La finalità dell’istituto della detenzione domiciliare c.d. umanitaria comporta che il tribunale di sorveglianza, come nel concederla è tenuto procedere ad una duplice valutazione, cioè deve prima verificare la sussistenza delle condizioni per il differimento e, poi, disporla, in alternativa, in presenza di ragioni di opportunità particolari, anche nel revocarla è tenuto vagliare: da un lato le condotte incompatibili con la prosecuzione poste in essere dal detenuto domiciliare, dall’altro se le sue condizioni di salute, nell’attualità, siano ancora particolarmente gravi e tali da giustificare la impraticabilità dell’espiazione in regime carcerario.
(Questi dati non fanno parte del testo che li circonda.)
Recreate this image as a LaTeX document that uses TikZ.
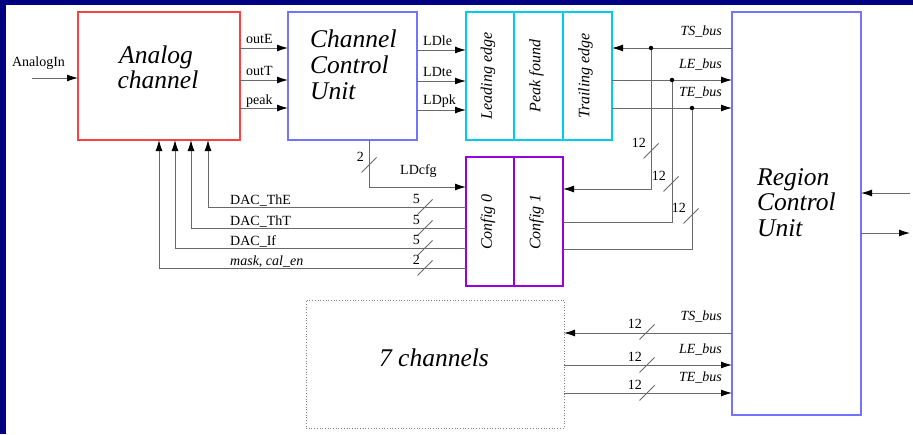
\documentclass[tikz,border=0pt]{standalone}
\usepackage{fontspec}
\setmainfont{Liberation Serif}
\usetikzlibrary{arrows.meta}
\definecolor{navyband}{RGB}{0,0,128}
\definecolor{redbox}{RGB}{255,64,64}
\definecolor{bluebox}{RGB}{115,115,255}
\definecolor{cyanbox}{RGB}{0,204,238}
\definecolor{purplebox}{RGB}{153,0,221}
\definecolor{wirecol}{RGB}{105,105,105}
\tikzset{
  box/.style={draw=#1, line width=2pt, inner sep=0pt, outer sep=0pt},
  wire/.style={draw=wirecol, line width=0.9pt},
  arr/.style={wire, -{Latex[length=11pt,width=7pt,color=black]}},
  lbl/.style={font=\fontsize{14}{16}\selectfont, inner sep=0pt},
  buslbl/.style={font=\fontsize{14}{16}\selectfont\itshape, inner sep=0pt},
  bigtxt/.style={font=\fontsize{25.5}{27}\selectfont\itshape, inner sep=0pt},
  rottxt/.style={font=\fontsize{16}{18}\selectfont\itshape, rotate=90, inner sep=0pt},
  jdot/.style={circle, fill=black, inner sep=0pt, minimum size=4.5pt},
  pics/busmark/.style={code={
    \draw[wire] (-7.5,7.5) -- (7.5,-7.5);
    \node[lbl, anchor=base east] (-num) at (-5,-4) {#1};
  }}
}
\begin{document}
\begin{tikzpicture}[x=1pt,y=-1pt]
\useasboundingbox (0,0) rectangle (913,434);
\fill[white] (0,0) rectangle (913,434);
\fill[navyband] (0,0) rectangle (913,5);
\fill[navyband] (0,0) rectangle (6,434);

% boxes
\node[box=redbox, minimum width=162pt, minimum height=128pt] (analog) at (159,76) {};
\node[box=bluebox, minimum width=129pt, minimum height=128pt] (ccu) at (352.5,76) {};
\node[box=cyanbox, minimum width=48pt, minimum height=128pt] (cyan1) at (490,76) {};
\node[box=cyanbox, minimum width=49pt, minimum height=128pt] (cyan2) at (538.5,76) {};
\node[box=cyanbox, minimum width=49pt, minimum height=128pt] (cyan3) at (587.5,76) {};
\node[box=purplebox, minimum width=48pt, minimum height=129pt] (cfg0) at (490,221.5) {};
\node[box=purplebox, minimum width=49pt, minimum height=129pt] (cfg1) at (538.5,221.5) {};
\node[box=bluebox, minimum width=129pt, minimum height=403pt] (rcu) at (796.5,213.5) {};
\node[draw=gray, dotted, line width=0.7pt, inner sep=0pt, outer sep=0pt,
      minimum width=258pt, minimum height=128pt] (ch7) at (435,364) {};

% box texts
\node[bigtxt, anchor=base] (t-analog) at (156,63) {Analog};
\node[bigtxt, anchor=base] (t-channel) at (158,88) {channel};
\node[bigtxt, anchor=base west] (t-ccu1) at (310,47) {Channel};
\node[bigtxt, anchor=base west] (t-ccu2) at (310,73) {Control};
\node[bigtxt, anchor=base west] (t-ccu3) at (310,99) {Unit};
\node[bigtxt, anchor=base west] (t-rcu1) at (757,185) {Region};
\node[bigtxt, anchor=base west] (t-rcu2) at (757,210) {Control};
\node[bigtxt, anchor=base west] (t-rcu3) at (757,236) {Unit};
\node[bigtxt, anchor=base] (t-ch7) at (434,366) {7 channels};
\node[rottxt] (t-le) at (488,76) {Leading edge};
\node[rottxt] (t-pf) at (536.5,76) {Peak found};
\node[rottxt] (t-te) at (585.5,76) {Trailing edge};
\node[rottxt] (t-c0) at (488,222) {Config 0};
\node[rottxt] (t-c1) at (536.5,222) {Config 1};

% analog input
\coordinate (ain) at (32,78);
\draw[arr] (ain) -- (ain -| analog.west);
\node[lbl, anchor=base] (l-ain) at (38.5,66) {AnalogIn};

% analog -> ccu
\coordinate (yE) at (0,48);
\coordinate (yT) at (0,80);
\coordinate (yP) at (0,108);
\draw[arr] (analog.east |- yE) -- (ccu.west |- yE);
\draw[arr] (analog.east |- yT) -- (ccu.west |- yT);
\draw[arr] (analog.east |- yP) -- (ccu.west |- yP);
\node[lbl, anchor=base west] (l-oute) at (246,43) {outE};
\node[lbl, anchor=base west] (l-outt) at (246,75) {outT};
\node[lbl, anchor=base west] (l-peak) at (246,104) {peak};

% ccu -> cyan
\coordinate (yLe) at (0,50);
\coordinate (yLt) at (0,81);
\coordinate (yLp) at (0,110);
\draw[arr] (ccu.east |- yLe) -- (cyan1.west |- yLe);
\draw[arr] (ccu.east |- yLt) -- (cyan1.west |- yLt);
\draw[arr] (ccu.east |- yLp) -- (cyan1.west |- yLp);
\node[lbl, anchor=base west] (l-ldle) at (423,45) {LDle};
\node[lbl, anchor=base west] (l-ldte) at (423,76) {LDte};
\node[lbl, anchor=base west] (l-ldpk) at (423,104) {LDpk};

% buses top
\coordinate (yTS) at (0,48);
\coordinate (yLE) at (0,80);
\coordinate (yTE) at (0,108);
\draw[arr] (rcu.west |- yTS) -- (cyan3.east |- yTS);
\draw[arr] (cyan3.east |- yLE) -- (rcu.west |- yLE);
\draw[arr] (cyan3.east |- yTE) -- (rcu.west |- yTE);
\node[buslbl, anchor=base east] (l-ts1) at (722,35) {TS\_bus};
\node[buslbl, anchor=base east] (l-le1) at (722,68) {LE\_bus};
\node[buslbl, anchor=base east] (l-te1) at (722,96) {TE\_bus};

% junctions to config 1
\coordinate (jTS) at (651,48);
\coordinate (jLE) at (672,80);
\coordinate (jTE) at (692,108);
\coordinate (cTS) at (0,189);
\coordinate (cLE) at (0,222);
\coordinate (cTE) at (0,249);
\draw[arr] (jTS) |- (cfg1.east |- cTS);
\draw[wire] (jLE) |- (cfg1.east |- cLE);
\draw[wire] (jTE) |- (cfg1.east |- cTE);
\node[jdot] (d-ts) at (jTS) {};
\node[jdot] (d-le) at (jLE) {};
\node[jdot] (d-te) at (jTE) {};
\pic (m-ts) at (651,151) {busmark=12};
\pic (m-le) at (671,184) {busmark=12};
\pic (m-te) at (691,216) {busmark=12};

% LDcfg
\coordinate (xcfg) at (369,0);
\coordinate (ycfg) at (0,187);
\draw[arr] (ccu.south -| xcfg) |- (cfg0.west |- ycfg);
\pic (m-cfg) at (369,165) {busmark=2};
\node[lbl, anchor=base west] (l-ldcfg) at (400,174) {LDcfg};

% DAC lines
\coordinate (dA) at (208,207);
\coordinate (dB) at (191,228);
\coordinate (dC) at (175,248);
\coordinate (dD) at (159,268);
\draw[arr] (cfg0.west |- dA) -| (dA |- analog.south);
\draw[arr] (cfg0.west |- dB) -| (dB |- analog.south);
\draw[arr] (cfg0.west |- dC) -| (dC |- analog.south);
\draw[arr] (cfg0.west |- dD) -| (dD |- analog.south);
\node[lbl, anchor=base west] (l-the) at (230,204) {DAC\_ThE};
\node[lbl, anchor=base west] (l-tht) at (230,225) {DAC\_ThT};
\node[lbl, anchor=base west] (l-if) at (230,245) {DAC\_If};
\node[lbl, anchor=base west] (l-mask) at (230,265) {\itshape mask, cal\_en};
\pic (m-a) at (425,207) {busmark=5};
\pic (m-b) at (425,228) {busmark=5};
\pic (m-c) at (425,248) {busmark=5};
\pic (m-d) at (425,268) {busmark=2};

% bottom buses
\coordinate (bTS) at (0,333);
\coordinate (bLE) at (0,365);
\coordinate (bTE) at (0,393);
\draw[arr] (rcu.west |- bTS) -- (ch7.east |- bTS);
\draw[arr] (ch7.east |- bLE) -- (rcu.west |- bLE);
\draw[arr] (ch7.east |- bTE) -- (rcu.west |- bTE);
\node[buslbl, anchor=base east] (l-ts2) at (722,320) {TS\_bus};
\node[buslbl, anchor=base east] (l-le2) at (722,353) {LE\_bus};
\node[buslbl, anchor=base east] (l-te2) at (722,381) {TE\_bus};
\pic (m-bts) at (647,332) {busmark=12};
\pic (m-ble) at (647,365) {busmark=12};
\pic (m-bte) at (647,393) {busmark=12};

% RCU right side
\coordinate (rin) at (910,193);
\coordinate (rout) at (910,233);
\draw[arr] (rin) -- (rin -| rcu.east);
\draw[arr] (rcu.east |- rout) -- (rout);
\end{tikzpicture}
\end{document}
Solo in esito al puntuale e logico raffronto tra le condotte addebitate e le condizioni sanitarie del soggetto, il cui diritto alla salute può essere compresso solo in presenza di comportamenti particolarmente gravi, assolutamente incompatibili con una situazione diversa dalla detenzione in carcere, il giudice può pervenire alla decisione di revocare la detenzione domiciliare umanitaria.
Ne consegue che in sede di revoca della detenzione domiciliare concessa in luogo del differimento, facoltativo o obbligatorio, della pena per ragioni di salute, è imprescindibile la valutazione comparativa, nel caso di specie mancata ed a cui si dovrà provvedere in sede di rinvio, delle esigenze di tutela della collettività con quelle di rispetto del principio di umanità della pena (cfr. Cass. Sez. ter., sentenza 21.8.200, n. 34286 cit). Il Tribunale di Sorveglianza di Catania nel caso in esame ha ricondotto le ragioni della disposta revoca esclusivamente alla, ritenuta, "gravità dell’episodio" ascritto, in termini di assoluta gravità della violazione delle prescrizioni imposte, senza neppure prendere in considerazione le condizioni di salute dello S.. Si impone, pertanto, l’annullamento con rinvio dell’ordinanza impugnata.
P.Q.M.
La Corte annulla l’ordinanza impugnata e rinvia per nuovo esame al Tribunale di Sorveglianza di Catania.